__WRITTEN EXERCISE__:
Give the listing again exactly, omitting its images.

__AVAILABLE DATA__:
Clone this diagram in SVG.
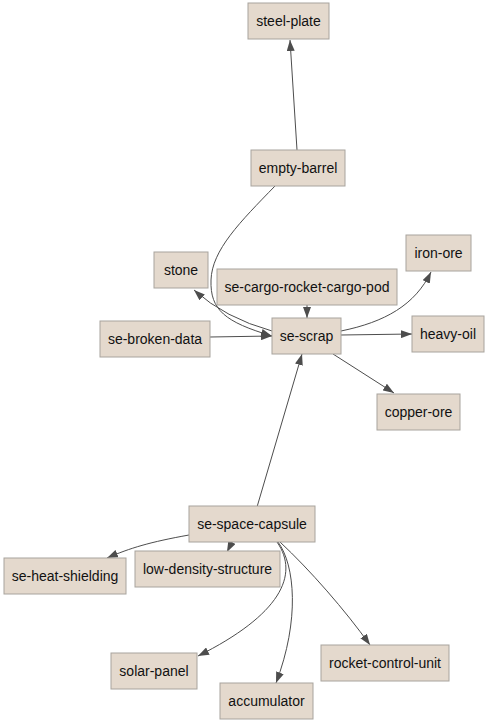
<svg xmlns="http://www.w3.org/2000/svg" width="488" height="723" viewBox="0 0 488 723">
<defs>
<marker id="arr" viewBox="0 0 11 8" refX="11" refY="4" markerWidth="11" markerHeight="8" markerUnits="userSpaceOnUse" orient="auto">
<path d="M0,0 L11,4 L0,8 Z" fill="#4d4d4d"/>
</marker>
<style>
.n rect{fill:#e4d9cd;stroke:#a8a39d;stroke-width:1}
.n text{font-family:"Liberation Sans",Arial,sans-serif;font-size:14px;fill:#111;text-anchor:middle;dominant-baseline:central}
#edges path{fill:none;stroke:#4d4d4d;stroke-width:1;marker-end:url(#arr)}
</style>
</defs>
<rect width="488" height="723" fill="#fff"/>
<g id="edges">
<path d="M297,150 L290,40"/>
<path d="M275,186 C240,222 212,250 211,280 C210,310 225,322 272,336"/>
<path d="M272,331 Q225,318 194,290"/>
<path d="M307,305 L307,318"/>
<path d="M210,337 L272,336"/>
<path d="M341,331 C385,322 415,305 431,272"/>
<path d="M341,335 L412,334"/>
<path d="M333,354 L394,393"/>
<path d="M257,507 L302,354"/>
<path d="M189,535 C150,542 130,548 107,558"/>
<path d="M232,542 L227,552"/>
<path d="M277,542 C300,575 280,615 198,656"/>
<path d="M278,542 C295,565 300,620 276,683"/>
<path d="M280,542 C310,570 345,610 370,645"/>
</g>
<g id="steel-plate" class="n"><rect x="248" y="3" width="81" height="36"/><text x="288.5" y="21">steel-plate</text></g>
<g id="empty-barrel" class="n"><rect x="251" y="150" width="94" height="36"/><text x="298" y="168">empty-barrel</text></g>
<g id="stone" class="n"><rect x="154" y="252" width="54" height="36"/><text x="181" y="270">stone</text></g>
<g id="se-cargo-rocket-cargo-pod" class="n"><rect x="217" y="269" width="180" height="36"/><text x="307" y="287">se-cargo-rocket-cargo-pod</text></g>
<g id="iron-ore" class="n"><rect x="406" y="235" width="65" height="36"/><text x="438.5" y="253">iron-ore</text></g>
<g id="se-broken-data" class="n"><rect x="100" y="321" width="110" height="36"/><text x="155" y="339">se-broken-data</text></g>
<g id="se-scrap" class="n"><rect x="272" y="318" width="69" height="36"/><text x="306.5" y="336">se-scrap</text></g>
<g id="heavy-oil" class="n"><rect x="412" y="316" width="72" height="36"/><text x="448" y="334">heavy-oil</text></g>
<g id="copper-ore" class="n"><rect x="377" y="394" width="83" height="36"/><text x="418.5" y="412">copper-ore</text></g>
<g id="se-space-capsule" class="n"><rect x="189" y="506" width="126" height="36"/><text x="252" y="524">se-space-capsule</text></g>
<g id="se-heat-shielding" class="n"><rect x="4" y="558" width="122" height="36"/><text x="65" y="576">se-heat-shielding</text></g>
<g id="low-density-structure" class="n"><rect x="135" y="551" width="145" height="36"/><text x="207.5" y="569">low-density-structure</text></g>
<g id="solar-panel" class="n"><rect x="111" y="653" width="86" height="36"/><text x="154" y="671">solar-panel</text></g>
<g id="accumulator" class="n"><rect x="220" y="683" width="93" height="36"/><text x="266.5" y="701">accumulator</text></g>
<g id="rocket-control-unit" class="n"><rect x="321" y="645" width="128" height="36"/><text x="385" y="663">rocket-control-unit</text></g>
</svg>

__EXERCISE ANSWER__:
Clone this diagram in SVG.
<svg xmlns="http://www.w3.org/2000/svg" width="488" height="723" viewBox="0 0 488 723">
<defs>
<marker id="arr" viewBox="0 0 11 8" refX="11" refY="4" markerWidth="11" markerHeight="8" markerUnits="userSpaceOnUse" orient="auto">
<path d="M0,0 L11,4 L0,8 Z" fill="#4d4d4d"/>
</marker>
<style>
.n rect{fill:#e4d9cd;stroke:#a8a39d;stroke-width:1}
.n text{font-family:"Liberation Sans",Arial,sans-serif;font-size:14px;fill:#111;text-anchor:middle;dominant-baseline:central}
#edges path{fill:none;stroke:#4d4d4d;stroke-width:1;marker-end:url(#arr)}
</style>
</defs>
<rect width="488" height="723" fill="#fff"/>
<g id="edges">
<path d="M297,150 L290,40"/>
<path d="M275,186 C240,222 212,250 211,280 C210,310 225,322 272,336"/>
<path d="M272,331 Q225,318 194,290"/>
<path d="M307,305 L307,318"/>
<path d="M210,337 L272,336"/>
<path d="M341,331 C385,322 415,305 431,272"/>
<path d="M341,335 L412,334"/>
<path d="M333,354 L394,393"/>
<path d="M257,507 L302,354"/>
<path d="M189,535 C150,542 130,548 107,558"/>
<path d="M232,542 L227,552"/>
<path d="M277,542 C300,575 280,615 198,656"/>
<path d="M278,542 C295,565 300,620 276,683"/>
<path d="M280,542 C310,570 345,610 370,645"/>
</g>
<g id="steel-plate" class="n"><rect x="248" y="3" width="81" height="36"/><text x="288.5" y="21">steel-plate</text></g>
<g id="empty-barrel" class="n"><rect x="251" y="150" width="94" height="36"/><text x="298" y="168">empty-barrel</text></g>
<g id="stone" class="n"><rect x="154" y="252" width="54" height="36"/><text x="181" y="270">stone</text></g>
<g id="se-cargo-rocket-cargo-pod" class="n"><rect x="217" y="269" width="180" height="36"/><text x="307" y="287">se-cargo-rocket-cargo-pod</text></g>
<g id="iron-ore" class="n"><rect x="406" y="235" width="65" height="36"/><text x="438.5" y="253">iron-ore</text></g>
<g id="se-broken-data" class="n"><rect x="100" y="321" width="110" height="36"/><text x="155" y="339">se-broken-data</text></g>
<g id="se-scrap" class="n"><rect x="272" y="318" width="69" height="36"/><text x="306.5" y="336">se-scrap</text></g>
<g id="heavy-oil" class="n"><rect x="412" y="316" width="72" height="36"/><text x="448" y="334">heavy-oil</text></g>
<g id="copper-ore" class="n"><rect x="377" y="394" width="83" height="36"/><text x="418.5" y="412">copper-ore</text></g>
<g id="se-space-capsule" class="n"><rect x="189" y="506" width="126" height="36"/><text x="252" y="524">se-space-capsule</text></g>
<g id="se-heat-shielding" class="n"><rect x="4" y="558" width="122" height="36"/><text x="65" y="576">se-heat-shielding</text></g>
<g id="low-density-structure" class="n"><rect x="135" y="551" width="145" height="36"/><text x="207.5" y="569">low-density-structure</text></g>
<g id="solar-panel" class="n"><rect x="111" y="653" width="86" height="36"/><text x="154" y="671">solar-panel</text></g>
<g id="accumulator" class="n"><rect x="220" y="683" width="93" height="36"/><text x="266.5" y="701">accumulator</text></g>
<g id="rocket-control-unit" class="n"><rect x="321" y="645" width="128" height="36"/><text x="385" y="663">rocket-control-unit</text></g>
</svg>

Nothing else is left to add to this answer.